II. Der Antrag auf Bewilligung von PKH ist abzulehnen. Bewilligt werden darf PKH nach § 73a Abs 1 Satz 1 SGG iVm § 114 Abs 1 Satz 1 ZPO nur, wenn die mit der Beschwerde beabsichtigte Rechtsverfolgung hinreichende Aussicht auf Erfolg bietet. Solche Erfolgsaussichten fehlen hier, weil die Beschwerde mangels rechtzeitiger Begründung unzulässig ist.

Der Kläger war, selbst wenn er zur Bestreitung der Kosten für seine Prozessvertretung vor dem BSG nicht in der Lage sein sollte, nicht deshalb gehindert, die Begründung der Beschwerde rechtzeitig einzureichen. Denn er war bereits bei Einlegung der Beschwerde durch einen vor dem BSG zugelassenen Prozessbevollmächtigten vertreten. Aus der Beschwerdeschrift ergibt sich kein Anhalt für eine Einschränkung der anwaltlichen Vertretung. Bringt aber der Prozessbevollmächtigte, nachdem er Beschwerde eingelegt hat, gegenüber dem Gericht nicht zum Ausdruck, dass er seine Vertretung auf die Einlegung der Beschwerde beschränkt wissen will, so muss er die gesetzliche Frist für die Begründung der Beschwerde einhalten; andernfalls treffen die Folgen der Fristversäumnis seinen Mandanten (Senatsbeschluss vom 22.9.2003 - B 9 VG 18/03 B - juris RdNr 3; BSG Beschluss vom 30.1.2020 - B 2 U 198/19 B - juris RdNr 4 mwN). So liegt es hier. Die Prozessbevollmächtigte des Klägers hat mit ihrer Beschwerdeschrift eine rechtzeitige Begründung der wirksam eingelegten Beschwerde angekündigt und keine Beschränkung ihrer Vertretungsmacht zum Ausdruck gebracht. Bis zum Ende der von § 160a Abs 2 Satz 1 SGG bestimmten Beschwerdefrist am 6.10.2020 ist diese Begründung jedoch nicht erfolgt.

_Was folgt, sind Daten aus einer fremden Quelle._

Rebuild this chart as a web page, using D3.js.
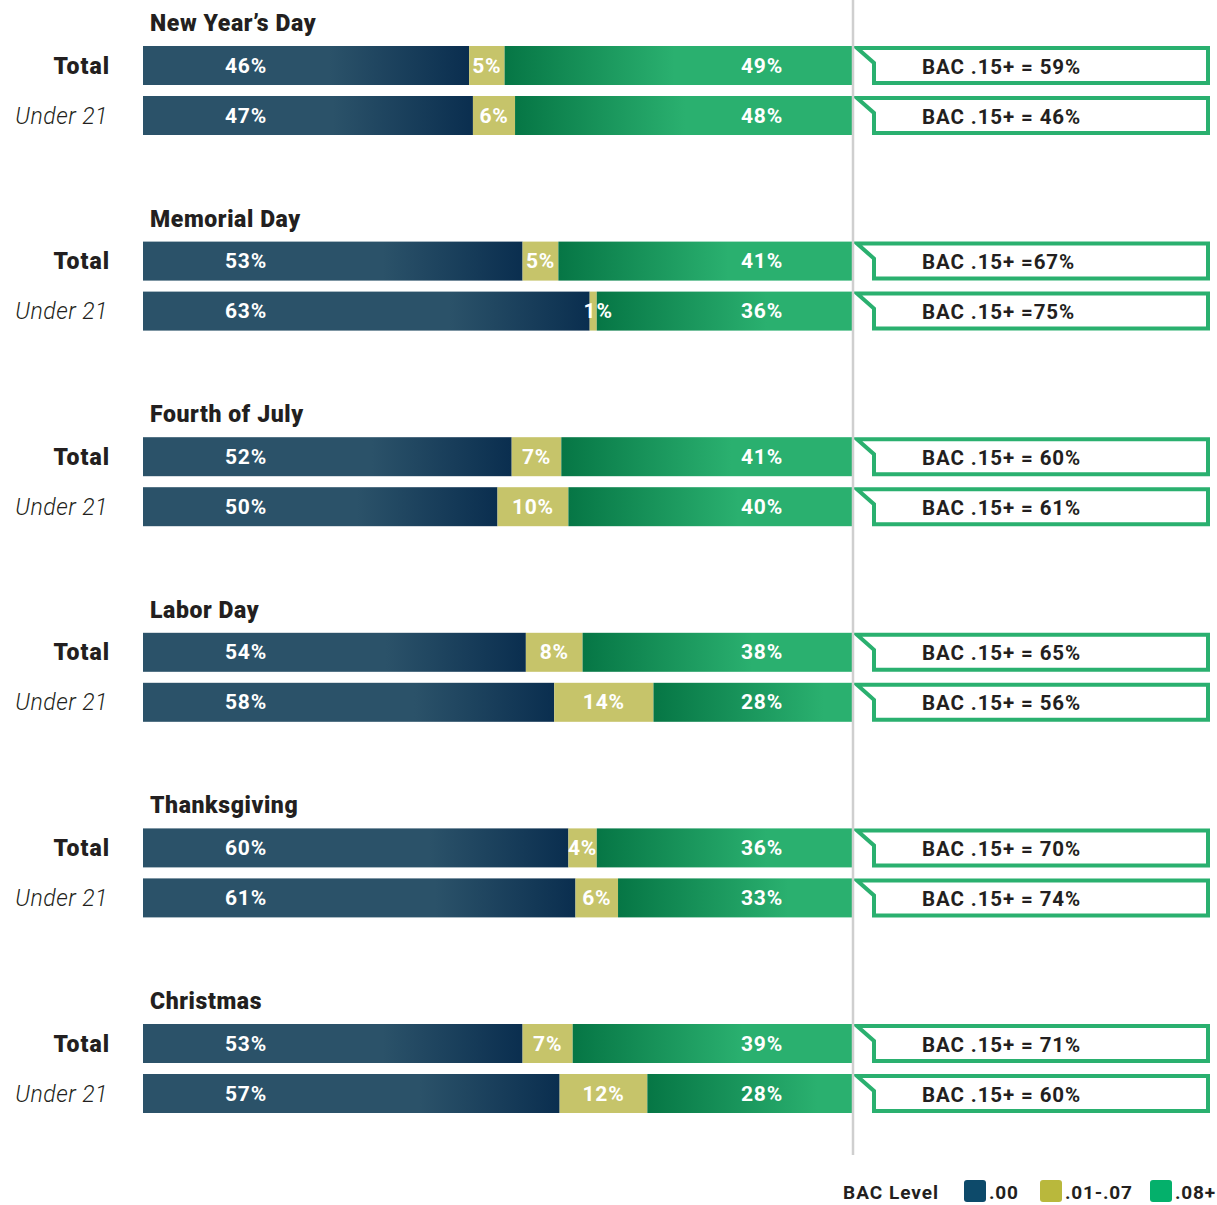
<!DOCTYPE html>
<html><head><meta charset="utf-8">
<script src="https://cdn.jsdelivr.net/npm/d3@7"></script>
<style>
html,body{margin:0;padding:0;background:#fff;}
svg{display:block;font-family:Roboto,"DejaVu Sans",sans-serif;}
</style></head>
<body><svg id="chart" width="1217" height="1205"></svg>
<script>
const holidays = ["New Year’s Day","Memorial Day","Fourth of July","Labor Day","Thanksgiving","Christmas"];
const groups = ["Total","Under 21"];
const bac00   = [[46,47],[53,63],[52,50],[54,58],[60,61],[53,57]];
const bac0107 = [[5,6],[5,1],[7,10],[8,14],[4,6],[7,12]];
const bac08   = [[49,48],[41,36],[41,40],[38,28],[36,33],[39,28]];
const bac15Labels = [
  ["BAC .15+ = 59%","BAC .15+ = 46%"],
  ["BAC .15+ =67%","BAC .15+ =75%"],
  ["BAC .15+ = 60%","BAC .15+ = 61%"],
  ["BAC .15+ = 65%","BAC .15+ = 56%"],
  ["BAC .15+ = 70%","BAC .15+ = 74%"],
  ["BAC .15+ = 71%","BAC .15+ = 60%"]
];
const legendLabels = [".00",".01-.07",".08+"];
const legendTitle = "BAC Level";

const svg = d3.select("#chart");
const defs = svg.append("defs");
const C = {blue:"#2b5269", blueDark:"#0a2e4f", yellow:"#c6c46a", green:"#2ab06f", greenDark:"#067645", text:"#231f20"};

const barLeft = 143, barRight = 852;
const yGroup = d3.scalePoint().domain(holidays).range([46, 1024]);
const yRow = d3.scaleBand().domain(groups).range([0, 89]).paddingInner(0.22);
const barH = yRow.bandwidth();

let gid = 0;
holidays.forEach((h, i) => {
  const top = yGroup(h);
  svg.append("text").attr("x", 150).attr("y", top - 15)
    .attr("font-size", 23).attr("font-weight", 900).attr("letter-spacing", 0.6).attr("fill", C.text)
    .text(h);
  groups.forEach((g, j) => {
    const vals = [bac00[i][j], bac0107[i][j], bac08[i][j]];
    const total = d3.sum(vals);
    const x = d3.scaleLinear().domain([0, total]).range([barLeft, barRight]);
    const y0 = top + yRow(g);
    const cy = y0 + barH / 2;
    const x1 = x(vals[0]), x2 = x(vals[0] + vals[1]), x3 = x(total);
    const gb = "gb" + (gid), gg = "gg" + (gid++);
    const lb = defs.append("linearGradient").attr("id", gb).attr("gradientUnits","userSpaceOnUse")
      .attr("x1", x1 - 140).attr("x2", x1).attr("y1",0).attr("y2",0);
    lb.append("stop").attr("offset",0).attr("stop-color",C.blue);
    lb.append("stop").attr("offset",1).attr("stop-color",C.blueDark);
    const lg = defs.append("linearGradient").attr("id", gg).attr("gradientUnits","userSpaceOnUse")
      .attr("x1", x2).attr("x2", x2 + 170).attr("y1",0).attr("y2",0);
    lg.append("stop").attr("offset",0).attr("stop-color",C.greenDark);
    lg.append("stop").attr("offset",1).attr("stop-color",C.green);

    svg.append("rect").attr("x", x(0)).attr("y", y0).attr("width", x1 - x(0)).attr("height", barH).attr("fill", `url(#${gb})`);
    svg.append("rect").attr("x", x1).attr("y", y0).attr("width", x2 - x1).attr("height", barH).attr("fill", C.yellow);
    svg.append("rect").attr("x", x2).attr("y", y0).attr("width", x3 - x2).attr("height", barH).attr("fill", `url(#${gg})`);

    const lab = (xx, t) => svg.append("text").attr("x", xx).attr("y", cy + 7)
      .attr("text-anchor","middle").attr("font-size", 21).attr("font-weight", 700).attr("letter-spacing", 0.8)
      .attr("fill","#fff").text(t + "%");
    lab(x(0) + 103, vals[0]);
    lab((x1 + x2) / 2 + (vals[1] < 2 ? 5 : 0), vals[1]);
    lab(x(total) - 90, vals[2]);

    if (j === 0) {
      svg.append("text").attr("x", 110).attr("y", cy + 8).attr("text-anchor","end")
        .attr("font-size", 23).attr("font-weight", 900).attr("letter-spacing", 1).attr("fill", C.text).text(g);
    } else {
      svg.append("text").attr("x", 108).attr("y", cy + 8).attr("text-anchor","end")
        .attr("font-size", 23).attr("font-style","italic").attr("font-weight", 300).attr("letter-spacing", 0.5)
        .attr("fill", C.text).text(g);
    }

    const L = 857, R = 1208, T = y0 + 2, B = y0 + barH - 2, V = 874;
    svg.append("path").attr("d", `M${L},${T}L${R},${T}L${R},${B}L${V},${B}L${V},${T + 15}Z`)
      .attr("fill","#fff").attr("stroke", C.green).attr("stroke-width", 4);
    svg.append("text").attr("x", 922).attr("y", cy + 8)
      .attr("font-size", 20.5).attr("font-weight", 700).attr("letter-spacing", 0.9).attr("fill", C.text).text(bac15Labels[i][j]);
  });
});

svg.append("line").attr("x1", 853).attr("x2", 853).attr("y1", 0).attr("y2", 1155)
  .attr("stroke", "#cfcfcf").attr("stroke-width", 2.5);

const lgColors = ["#0d4a6a", "#b9b83c", "#04b06b"];
const lgX = [964, 1040, 1150];
svg.append("text").attr("x", 843).attr("y", 1199).attr("font-size", 19).attr("font-weight", 700)
  .attr("letter-spacing", 1).attr("fill", C.text).text(legendTitle);
legendLabels.forEach((t, k) => {
  svg.append("rect").attr("x", lgX[k]).attr("y", 1180).attr("width", 22).attr("height", 22)
    .attr("rx", 3).attr("fill", lgColors[k]);
  svg.append("text").attr("x", lgX[k] + 25).attr("y", 1199).attr("font-size", 19).attr("font-weight", 700)
    .attr("letter-spacing", 0.8).attr("fill", C.text).text(t);
});
</script></body></html>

Der Antrag auf PKH und Beiordnung der Prozessbevollmächtigten ist daher mangels hinreichender Erfolgsaussicht der beabsichtigten Rechtsverfolgung abzulehnen. Ebenso ist die Beschwerde nach § 160a Abs 4 Satz 1 iVm § 169 Satz 2 und 3 SGG ohne Zuziehung der ehrenamtlichen Richter mangels fristgemäßer Begründung als unzulässig zu verwerfen.

Die Kostenentscheidung beruht auf der entsprechenden Anwendung des § 193 SGG.